• _Direction_
Omit the pictures and print exactly the lines of the listing below, starting at the first and ending at the line containing "const pbsDomain = [1e-1, 1];".

+--

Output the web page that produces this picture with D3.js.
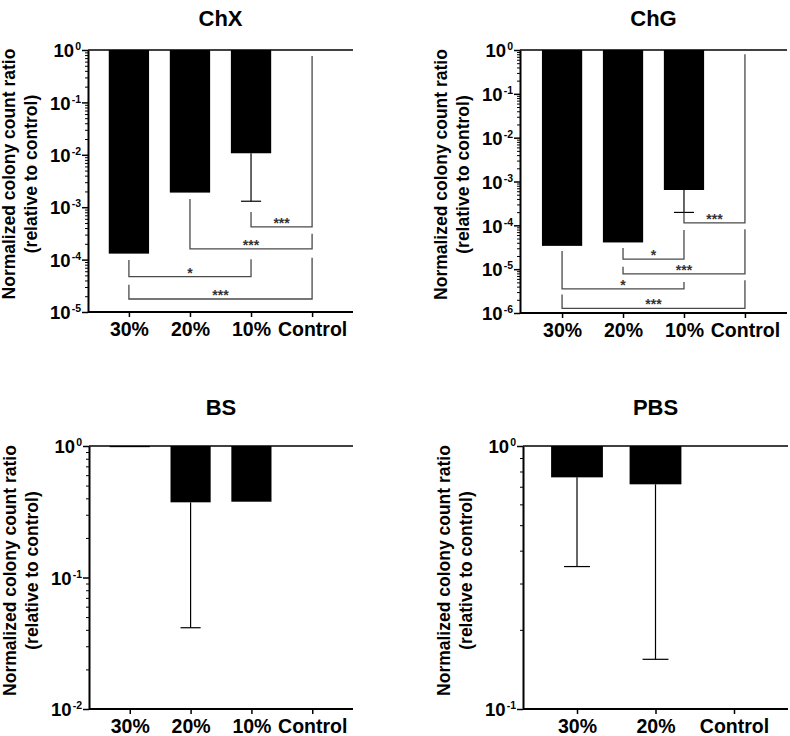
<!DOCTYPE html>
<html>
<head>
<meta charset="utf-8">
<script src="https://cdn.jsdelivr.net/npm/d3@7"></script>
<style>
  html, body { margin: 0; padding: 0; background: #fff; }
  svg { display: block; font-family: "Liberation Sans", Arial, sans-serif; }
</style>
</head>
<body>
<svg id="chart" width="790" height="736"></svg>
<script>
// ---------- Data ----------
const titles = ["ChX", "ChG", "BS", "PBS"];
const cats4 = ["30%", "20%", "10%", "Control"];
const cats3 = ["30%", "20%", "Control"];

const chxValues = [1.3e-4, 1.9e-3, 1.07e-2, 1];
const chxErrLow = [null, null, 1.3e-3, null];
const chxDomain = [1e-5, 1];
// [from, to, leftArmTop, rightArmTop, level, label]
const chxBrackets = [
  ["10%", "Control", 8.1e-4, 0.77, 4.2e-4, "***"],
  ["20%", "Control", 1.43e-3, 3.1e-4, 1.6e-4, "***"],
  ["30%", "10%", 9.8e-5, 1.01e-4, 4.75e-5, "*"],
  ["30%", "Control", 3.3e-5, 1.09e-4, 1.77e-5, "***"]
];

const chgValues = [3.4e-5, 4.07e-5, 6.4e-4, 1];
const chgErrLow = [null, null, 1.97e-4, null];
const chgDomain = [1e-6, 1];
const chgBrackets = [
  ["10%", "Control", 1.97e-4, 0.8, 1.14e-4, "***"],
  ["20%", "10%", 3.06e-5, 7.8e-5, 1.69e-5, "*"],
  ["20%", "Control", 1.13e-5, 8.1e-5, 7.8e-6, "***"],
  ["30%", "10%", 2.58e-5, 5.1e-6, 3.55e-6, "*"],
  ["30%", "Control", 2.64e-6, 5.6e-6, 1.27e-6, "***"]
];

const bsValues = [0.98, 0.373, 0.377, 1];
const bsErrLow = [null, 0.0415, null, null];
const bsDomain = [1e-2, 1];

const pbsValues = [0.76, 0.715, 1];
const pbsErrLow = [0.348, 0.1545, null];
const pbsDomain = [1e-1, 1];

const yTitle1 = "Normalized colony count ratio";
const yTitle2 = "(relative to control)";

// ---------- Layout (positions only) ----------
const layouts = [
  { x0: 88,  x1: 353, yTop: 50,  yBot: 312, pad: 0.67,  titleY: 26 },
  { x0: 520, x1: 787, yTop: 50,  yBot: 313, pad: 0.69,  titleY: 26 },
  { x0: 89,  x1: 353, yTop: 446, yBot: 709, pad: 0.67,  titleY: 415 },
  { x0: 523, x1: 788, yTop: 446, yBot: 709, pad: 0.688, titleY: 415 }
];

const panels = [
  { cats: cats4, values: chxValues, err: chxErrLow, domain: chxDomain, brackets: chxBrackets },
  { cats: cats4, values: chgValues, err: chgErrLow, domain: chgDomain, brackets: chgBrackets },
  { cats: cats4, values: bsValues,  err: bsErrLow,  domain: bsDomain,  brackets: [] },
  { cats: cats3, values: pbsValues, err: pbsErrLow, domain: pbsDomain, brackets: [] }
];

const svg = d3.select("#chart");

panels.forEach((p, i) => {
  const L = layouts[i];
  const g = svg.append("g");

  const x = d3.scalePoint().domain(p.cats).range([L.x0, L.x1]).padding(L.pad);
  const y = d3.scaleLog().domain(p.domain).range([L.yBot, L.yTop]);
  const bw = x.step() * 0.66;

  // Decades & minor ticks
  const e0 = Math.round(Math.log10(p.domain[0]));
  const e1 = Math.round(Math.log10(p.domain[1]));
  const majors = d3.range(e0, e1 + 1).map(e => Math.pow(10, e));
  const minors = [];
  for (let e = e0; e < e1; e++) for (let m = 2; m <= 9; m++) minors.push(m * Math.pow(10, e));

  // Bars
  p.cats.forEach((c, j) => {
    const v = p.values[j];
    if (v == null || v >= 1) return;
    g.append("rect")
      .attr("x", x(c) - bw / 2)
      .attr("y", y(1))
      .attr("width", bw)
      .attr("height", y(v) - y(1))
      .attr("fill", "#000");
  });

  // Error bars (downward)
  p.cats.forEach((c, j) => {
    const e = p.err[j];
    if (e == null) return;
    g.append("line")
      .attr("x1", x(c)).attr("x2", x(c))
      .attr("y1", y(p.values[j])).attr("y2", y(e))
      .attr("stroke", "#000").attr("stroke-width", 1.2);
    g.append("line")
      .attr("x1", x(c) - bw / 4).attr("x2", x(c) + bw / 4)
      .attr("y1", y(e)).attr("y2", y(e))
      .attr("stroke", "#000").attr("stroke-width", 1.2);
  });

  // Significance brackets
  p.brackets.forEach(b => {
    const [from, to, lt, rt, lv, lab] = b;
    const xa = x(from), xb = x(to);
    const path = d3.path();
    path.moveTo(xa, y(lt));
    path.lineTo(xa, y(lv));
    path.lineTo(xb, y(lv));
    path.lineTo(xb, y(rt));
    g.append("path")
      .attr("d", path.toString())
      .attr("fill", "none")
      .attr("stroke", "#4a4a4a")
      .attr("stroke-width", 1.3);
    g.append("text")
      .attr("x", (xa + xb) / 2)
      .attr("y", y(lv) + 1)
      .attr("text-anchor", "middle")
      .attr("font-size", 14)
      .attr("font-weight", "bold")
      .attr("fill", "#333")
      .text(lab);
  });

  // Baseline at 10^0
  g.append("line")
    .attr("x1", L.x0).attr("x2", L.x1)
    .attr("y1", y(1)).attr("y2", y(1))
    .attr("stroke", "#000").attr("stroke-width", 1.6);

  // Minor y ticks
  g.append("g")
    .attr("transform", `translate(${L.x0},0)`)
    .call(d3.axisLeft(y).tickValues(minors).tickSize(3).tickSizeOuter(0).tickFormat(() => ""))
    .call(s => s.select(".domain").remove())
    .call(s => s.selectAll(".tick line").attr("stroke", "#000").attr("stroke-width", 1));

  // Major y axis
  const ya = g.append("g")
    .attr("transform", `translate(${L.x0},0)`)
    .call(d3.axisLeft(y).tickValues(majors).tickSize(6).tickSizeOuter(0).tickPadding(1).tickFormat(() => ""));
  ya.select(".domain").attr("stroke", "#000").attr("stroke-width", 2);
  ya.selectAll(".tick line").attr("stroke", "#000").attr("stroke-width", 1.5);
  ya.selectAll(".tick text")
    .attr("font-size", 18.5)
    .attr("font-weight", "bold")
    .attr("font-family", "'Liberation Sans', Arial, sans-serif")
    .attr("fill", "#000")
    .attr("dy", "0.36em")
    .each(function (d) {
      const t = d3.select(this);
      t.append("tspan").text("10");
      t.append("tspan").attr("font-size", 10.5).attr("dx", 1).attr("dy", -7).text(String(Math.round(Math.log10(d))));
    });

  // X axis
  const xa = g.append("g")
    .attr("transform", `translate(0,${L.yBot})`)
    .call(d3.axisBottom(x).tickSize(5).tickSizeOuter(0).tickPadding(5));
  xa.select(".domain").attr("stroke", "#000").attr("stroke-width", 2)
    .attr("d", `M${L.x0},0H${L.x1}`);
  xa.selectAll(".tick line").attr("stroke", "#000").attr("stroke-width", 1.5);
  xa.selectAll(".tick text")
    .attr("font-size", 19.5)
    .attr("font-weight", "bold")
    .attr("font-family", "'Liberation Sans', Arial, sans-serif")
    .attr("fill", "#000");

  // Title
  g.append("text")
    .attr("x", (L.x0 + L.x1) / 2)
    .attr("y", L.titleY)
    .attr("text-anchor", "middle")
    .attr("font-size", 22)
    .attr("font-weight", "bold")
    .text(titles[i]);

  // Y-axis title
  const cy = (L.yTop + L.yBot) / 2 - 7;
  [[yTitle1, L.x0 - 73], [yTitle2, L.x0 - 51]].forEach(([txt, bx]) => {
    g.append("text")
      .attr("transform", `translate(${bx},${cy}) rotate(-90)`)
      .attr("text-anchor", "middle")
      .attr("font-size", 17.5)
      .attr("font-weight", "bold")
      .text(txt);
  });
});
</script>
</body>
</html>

+--

• _The answer_
Output the web page that produces this picture with D3.js.
<!DOCTYPE html>
<html>
<head>
<meta charset="utf-8">
<script src="https://cdn.jsdelivr.net/npm/d3@7"></script>
<style>
  html, body { margin: 0; padding: 0; background: #fff; }
  svg { display: block; font-family: "Liberation Sans", Arial, sans-serif; }
</style>
</head>
<body>
<svg id="chart" width="790" height="736"></svg>
<script>
// ---------- Data ----------
const titles = ["ChX", "ChG", "BS", "PBS"];
const cats4 = ["30%", "20%", "10%", "Control"];
const cats3 = ["30%", "20%", "Control"];

const chxValues = [1.3e-4, 1.9e-3, 1.07e-2, 1];
const chxErrLow = [null, null, 1.3e-3, null];
const chxDomain = [1e-5, 1];
// [from, to, leftArmTop, rightArmTop, level, label]
const chxBrackets = [
  ["10%", "Control", 8.1e-4, 0.77, 4.2e-4, "***"],
  ["20%", "Control", 1.43e-3, 3.1e-4, 1.6e-4, "***"],
  ["30%", "10%", 9.8e-5, 1.01e-4, 4.75e-5, "*"],
  ["30%", "Control", 3.3e-5, 1.09e-4, 1.77e-5, "***"]
];

const chgValues = [3.4e-5, 4.07e-5, 6.4e-4, 1];
const chgErrLow = [null, null, 1.97e-4, null];
const chgDomain = [1e-6, 1];
const chgBrackets = [
  ["10%", "Control", 1.97e-4, 0.8, 1.14e-4, "***"],
  ["20%", "10%", 3.06e-5, 7.8e-5, 1.69e-5, "*"],
  ["20%", "Control", 1.13e-5, 8.1e-5, 7.8e-6, "***"],
  ["30%", "10%", 2.58e-5, 5.1e-6, 3.55e-6, "*"],
  ["30%", "Control", 2.64e-6, 5.6e-6, 1.27e-6, "***"]
];

const bsValues = [0.98, 0.373, 0.377, 1];
const bsErrLow = [null, 0.0415, null, null];
const bsDomain = [1e-2, 1];

const pbsValues = [0.76, 0.715, 1];
const pbsErrLow = [0.348, 0.1545, null];
const pbsDomain = [1e-1, 1];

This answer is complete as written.